## WORK TO BE COMPLETED
Every line below is to be copied exactly, with the pictures left out.

## Figure scripts
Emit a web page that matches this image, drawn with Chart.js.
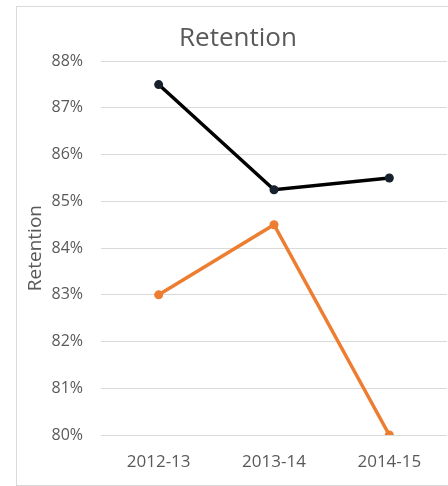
<!DOCTYPE html>
<html>
<head>
<meta charset="utf-8">
<script src="https://cdn.jsdelivr.net/npm/chart.js@4"></script>
<style>
  html, body { margin: 0; padding: 0; background: #fff; overflow: hidden; }
  #frame {
    position: absolute; left: 16px; top: 6px;
    width: 442px; height: 478px;
    border: 1px solid #d9d9d9;
  }
</style>
</head>
<body>
<div id="frame"><canvas id="c" width="442" height="478"></canvas></div>
<script>
const years = ['2012-13', '2013-14', '2014-15'];
const seriesBlack = [87.5, 85.25, 85.5];
const seriesOrange = [83, 84.5, 80];
const yMin = 80, yMax = 88, yStep = 1;

const txt = '#595959';
const grid = '#d9d9d9';
const fontFam = '"Open Sans", "Noto Sans", sans-serif';

new Chart(document.getElementById('c'), {
  type: 'line',
  data: {
    labels: years,
    datasets: [{
      label: 'A',
      data: seriesBlack,
      borderColor: '#000',
      backgroundColor: '#17212e',
      borderWidth: 3.5,
      pointRadius: 4.5,
      pointBorderWidth: 0,
      tension: 0
    }, {
      label: 'B',
      data: seriesOrange,
      borderColor: '#ed7d31',
      backgroundColor: '#ed7d31',
      borderWidth: 3.5,
      pointRadius: 4.5,
      pointBorderWidth: 0,
      tension: 0
    }]
  },
  options: {
    responsive: false,
    animation: false,
    layout: { padding: 0 },
    plugins: {
      legend: { display: false },
      tooltip: { enabled: false },
      title: {
        display: true,
        text: 'Retention',
        color: txt,
        font: { family: fontFam, size: 26, weight: 'normal' },
        padding: { top: 16, bottom: 7 }
      }
    },
    scales: {
      x: {
        offset: true,
        grid: { display: false, drawTicks: false },
        border: { display: false },
        ticks: { color: txt, font: { family: fontFam, size: 17 }, padding: 17 },
        afterFit: function(s) { s.height = 50; }
      },
      y: {
        min: yMin,
        max: yMax,
        grid: { color: grid, lineWidth: 1, drawTicks: false },
        border: { display: false },
        ticks: {
          stepSize: yStep,
          color: txt,
          font: { family: fontFam, size: 16 },
          padding: 18,
          callback: function(v) { return v + '%'; }
        },
        title: {
          display: true,
          text: 'Retention',
          color: txt,
          font: { family: fontFam, size: 19 },
          padding: { top: 7, bottom: 0 }
        },
        afterFit: function(s) { s.width = 84; }
      },
      // empty right axis, only keeps the plot off the right edge
      yRight: {
        position: 'right',
        grid: { display: false, drawTicks: false },
        border: { display: false },
        ticks: { display: false },
        afterFit: function(s) { s.width = 12; }
      }
    }
  }
});
</script>
</body>
</html>
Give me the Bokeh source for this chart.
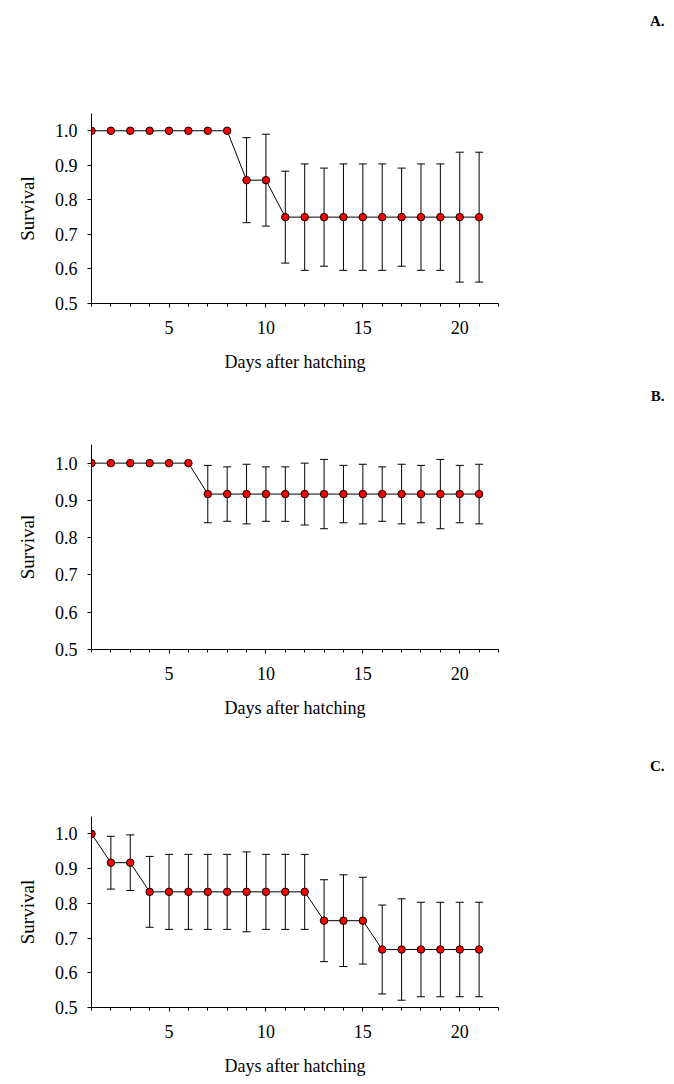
from bokeh.plotting import figure
from bokeh.layouts import column
from bokeh.models import (ColumnDataSource, Whisker, TeeHead, Range1d, Title,
                          SingleIntervalTicker, FixedTicker, PrintfTickFormatter)
from bokeh.embed import file_html
from bokeh.resources import INLINE

days = list(range(1, 22))

survival_a = [1.0] * 8 + [0.857, 0.857] + [0.75] * 11
error_a = [0] * 8 + [0.123, 0.133, 0.133, 0.154, 0.142, 0.154, 0.154, 0.154,
                     0.142, 0.154, 0.154, 0.188, 0.188]

survival_b = [1.0] * 6 + [0.917] * 15
error_b = [0] * 6 + [0.077, 0.073, 0.080, 0.073, 0.073, 0.083, 0.093, 0.077,
                     0.080, 0.073, 0.080, 0.077, 0.093, 0.077, 0.080]

survival_c = [1.0, 0.917, 0.917] + [0.833] * 9 + [0.75] * 3 + [0.667] * 6
error_c = [0, 0.076, 0.080, 0.102, 0.108, 0.108, 0.108, 0.108, 0.115, 0.108,
           0.108, 0.108, 0.118, 0.132, 0.125, 0.128, 0.146, 0.136, 0.136,
           0.136, 0.136]

y_ticks = [0.5, 0.6, 0.7, 0.8, 0.9, 1.0]
panel_labels = ["A.", "B.", "C."]
x_title = "Days after hatching"
y_title = "Survival"

FONT = "Liberation Serif"


def make_panel(surv, err, label, frame_h, b_top, b_bottom, spacer):
    p = figure(frame_width=407, frame_height=frame_h,
               min_border_left=91, min_border_right=168,
               min_border_top=b_top, min_border_bottom=b_bottom,
               x_range=Range1d(1, 22), y_range=Range1d(0.5, 1.05),
               output_backend="svg", toolbar_location=None,
               background_fill_color="white", border_fill_color="white")
    p.outline_line_color = None
    p.grid.visible = False

    # panel letter: an empty spacer title next to the frame, then the letter
    p.title = None
    sp = Title(text=" ", text_font_size="%dpx" % spacer, standoff=0,
               text_color="white")
    p.add_layout(sp, "above")
    lt = Title(text=label, standoff=0, align="right", offset=-166,
               text_font=FONT, text_font_style="bold", text_font_size="15px",
               text_color="black")
    p.add_layout(lt, "above")

    ex = [d for d, e in zip(days, err) if e > 0]
    eu = [s + e for s, e in zip(surv, err) if e > 0]
    el = [s - e for s, e in zip(surv, err) if e > 0]
    esrc = ColumnDataSource(dict(x=ex, upper=eu, lower=el))
    w = Whisker(base="x", upper="upper", lower="lower", source=esrc,
                line_color="black", line_width=1,
                upper_head=TeeHead(size=8, line_color="black", line_width=1),
                lower_head=TeeHead(size=8, line_color="black", line_width=1))
    p.add_layout(w)

    p.line(days, surv, line_color="black", line_width=1)
    p.scatter(days, surv, size=7.5, fill_color="red", line_color="black",
              line_width=1)

    xa = p.xaxis[0]
    xa.ticker = SingleIntervalTicker(interval=5, num_minor_ticks=5)
    xa.axis_label = x_title
    xa.axis_label_text_font = FONT
    xa.axis_label_text_font_style = "normal"
    xa.axis_label_text_font_size = "18px"
    xa.axis_label_text_color = "black"
    xa.axis_label_standoff = 15
    xa.major_label_text_font = FONT
    xa.major_label_text_font_size = "18px"
    xa.major_label_text_color = "black"
    xa.major_label_standoff = 13
    xa.major_tick_in = 0
    xa.major_tick_out = 4
    xa.minor_tick_in = 0
    xa.minor_tick_out = 3
    xa.axis_line_color = "black"

    ya = p.yaxis[0]
    ya.ticker = FixedTicker(ticks=y_ticks)
    ya.formatter = PrintfTickFormatter(format="%.1f")
    ya.axis_label = y_title
    ya.axis_label_text_font = FONT
    ya.axis_label_text_font_style = "normal"
    ya.axis_label_text_font_size = "19px"
    ya.axis_label_text_color = "black"
    ya.axis_label_standoff = 14
    ya.major_label_text_font = FONT
    ya.major_label_text_font_size = "18px"
    ya.major_label_text_color = "black"
    ya.major_label_standoff = 10
    ya.major_tick_in = 0
    ya.major_tick_out = 4
    ya.minor_tick_out = 0
    ya.axis_line_color = "black"
    return p


pa = make_panel(survival_a, error_a, panel_labels[0], 190, 113, 75, 74)
pb = make_panel(survival_b, error_b, panel_labels[1], 205, 66, 99, 35)
pc = make_panel(survival_c, error_c, panel_labels[2], 191, 68, 69, 37)

layout = column(pa, pb, pc, spacing=0)
open("out.html", "w").write(file_html(layout, INLINE))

## ANSWER
Emit a web page that matches this image, drawn with Chart.js.
<!DOCTYPE html>
<html>
<head>
<meta charset="utf-8">
<script src="https://cdn.jsdelivr.net/npm/chart.js@4"></script>
<style>
  html, body { margin: 0; padding: 0; background: #fff; overflow: hidden; }
  #frame {
    position: absolute; left: 16px; top: 6px;
    width: 442px; height: 478px;
    border: 1px solid #d9d9d9;
  }
</style>
</head>
<body>
<div id="frame"><canvas id="c" width="442" height="478"></canvas></div>
<script>
const years = ['2012-13', '2013-14', '2014-15'];
const seriesBlack = [87.5, 85.25, 85.5];
const seriesOrange = [83, 84.5, 80];
const yMin = 80, yMax = 88, yStep = 1;

const txt = '#595959';
const grid = '#d9d9d9';
const fontFam = '"Open Sans", "Noto Sans", sans-serif';

new Chart(document.getElementById('c'), {
  type: 'line',
  data: {
    labels: years,
    datasets: [{
      label: 'A',
      data: seriesBlack,
      borderColor: '#000',
      backgroundColor: '#17212e',
      borderWidth: 3.5,
      pointRadius: 4.5,
      pointBorderWidth: 0,
      tension: 0
    }, {
      label: 'B',
      data: seriesOrange,
      borderColor: '#ed7d31',
      backgroundColor: '#ed7d31',
      borderWidth: 3.5,
      pointRadius: 4.5,
      pointBorderWidth: 0,
      tension: 0
    }]
  },
  options: {
    responsive: false,
    animation: false,
    layout: { padding: 0 },
    plugins: {
      legend: { display: false },
      tooltip: { enabled: false },
      title: {
        display: true,
        text: 'Retention',
        color: txt,
        font: { family: fontFam, size: 26, weight: 'normal' },
        padding: { top: 16, bottom: 7 }
      }
    },
    scales: {
      x: {
        offset: true,
        grid: { display: false, drawTicks: false },
        border: { display: false },
        ticks: { color: txt, font: { family: fontFam, size: 17 }, padding: 17 },
        afterFit: function(s) { s.height = 50; }
      },
      y: {
        min: yMin,
        max: yMax,
        grid: { color: grid, lineWidth: 1, drawTicks: false },
        border: { display: false },
        ticks: {
          stepSize: yStep,
          color: txt,
          font: { family: fontFam, size: 16 },
          padding: 18,
          callback: function(v) { return v + '%'; }
        },
        title: {
          display: true,
          text: 'Retention',
          color: txt,
          font: { family: fontFam, size: 19 },
          padding: { top: 7, bottom: 0 }
        },
        afterFit: function(s) { s.width = 84; }
      },
      // empty right axis, only keeps the plot off the right edge
      yRight: {
        position: 'right',
        grid: { display: false, drawTicks: false },
        border: { display: false },
        ticks: { display: false },
        afterFit: function(s) { s.width = 12; }
      }
    }
  }
});
</script>
</body>
</html>
Give me the Bokeh source for this chart.
from bokeh.plotting import figure
from bokeh.layouts import column
from bokeh.models import (ColumnDataSource, Whisker, TeeHead, Range1d, Title,
                          SingleIntervalTicker, FixedTicker, PrintfTickFormatter)
from bokeh.embed import file_html
from bokeh.resources import INLINE

days = list(range(1, 22))

survival_a = [1.0] * 8 + [0.857, 0.857] + [0.75] * 11
error_a = [0] * 8 + [0.123, 0.133, 0.133, 0.154, 0.142, 0.154, 0.154, 0.154,
                     0.142, 0.154, 0.154, 0.188, 0.188]

survival_b = [1.0] * 6 + [0.917] * 15
error_b = [0] * 6 + [0.077, 0.073, 0.080, 0.073, 0.073, 0.083, 0.093, 0.077,
                     0.080, 0.073, 0.080, 0.077, 0.093, 0.077, 0.080]

survival_c = [1.0, 0.917, 0.917] + [0.833] * 9 + [0.75] * 3 + [0.667] * 6
error_c = [0, 0.076, 0.080, 0.102, 0.108, 0.108, 0.108, 0.108, 0.115, 0.108,
           0.108, 0.108, 0.118, 0.132, 0.125, 0.128, 0.146, 0.136, 0.136,
           0.136, 0.136]

y_ticks = [0.5, 0.6, 0.7, 0.8, 0.9, 1.0]
panel_labels = ["A.", "B.", "C."]
x_title = "Days after hatching"
y_title = "Survival"

FONT = "Liberation Serif"


def make_panel(surv, err, label, frame_h, b_top, b_bottom, spacer):
    p = figure(frame_width=407, frame_height=frame_h,
               min_border_left=91, min_border_right=168,
               min_border_top=b_top, min_border_bottom=b_bottom,
               x_range=Range1d(1, 22), y_range=Range1d(0.5, 1.05),
               output_backend="svg", toolbar_location=None,
               background_fill_color="white", border_fill_color="white")
    p.outline_line_color = None
    p.grid.visible = False

    # panel letter: an empty spacer title next to the frame, then the letter
    p.title = None
    sp = Title(text=" ", text_font_size="%dpx" % spacer, standoff=0,
               text_color="white")
    p.add_layout(sp, "above")
    lt = Title(text=label, standoff=0, align="right", offset=-166,
               text_font=FONT, text_font_style="bold", text_font_size="15px",
               text_color="black")
    p.add_layout(lt, "above")

    ex = [d for d, e in zip(days, err) if e > 0]
    eu = [s + e for s, e in zip(surv, err) if e > 0]
    el = [s - e for s, e in zip(surv, err) if e > 0]
    esrc = ColumnDataSource(dict(x=ex, upper=eu, lower=el))
    w = Whisker(base="x", upper="upper", lower="lower", source=esrc,
                line_color="black", line_width=1,
                upper_head=TeeHead(size=8, line_color="black", line_width=1),
                lower_head=TeeHead(size=8, line_color="black", line_width=1))
    p.add_layout(w)

    p.line(days, surv, line_color="black", line_width=1)
    p.scatter(days, surv, size=7.5, fill_color="red", line_color="black",
              line_width=1)

    xa = p.xaxis[0]
    xa.ticker = SingleIntervalTicker(interval=5, num_minor_ticks=5)
    xa.axis_label = x_title
    xa.axis_label_text_font = FONT
    xa.axis_label_text_font_style = "normal"
    xa.axis_label_text_font_size = "18px"
    xa.axis_label_text_color = "black"
    xa.axis_label_standoff = 15
    xa.major_label_text_font = FONT
    xa.major_label_text_font_size = "18px"
    xa.major_label_text_color = "black"
    xa.major_label_standoff = 13
    xa.major_tick_in = 0
    xa.major_tick_out = 4
    xa.minor_tick_in = 0
    xa.minor_tick_out = 3
    xa.axis_line_color = "black"

    ya = p.yaxis[0]
    ya.ticker = FixedTicker(ticks=y_ticks)
    ya.formatter = PrintfTickFormatter(format="%.1f")
    ya.axis_label = y_title
    ya.axis_label_text_font = FONT
    ya.axis_label_text_font_style = "normal"
    ya.axis_label_text_font_size = "19px"
    ya.axis_label_text_color = "black"
    ya.axis_label_standoff = 14
    ya.major_label_text_font = FONT
    ya.major_label_text_font_size = "18px"
    ya.major_label_text_color = "black"
    ya.major_label_standoff = 10
    ya.major_tick_in = 0
    ya.major_tick_out = 4
    ya.minor_tick_out = 0
    ya.axis_line_color = "black"
    return p


pa = make_panel(survival_a, error_a, panel_labels[0], 190, 113, 75, 74)
pb = make_panel(survival_b, error_b, panel_labels[1], 205, 66, 99, 35)
pc = make_panel(survival_c, error_c, panel_labels[2], 191, 68, 69, 37)

layout = column(pa, pb, pc, spacing=0)
open("out.html", "w").write(file_html(layout, INLINE))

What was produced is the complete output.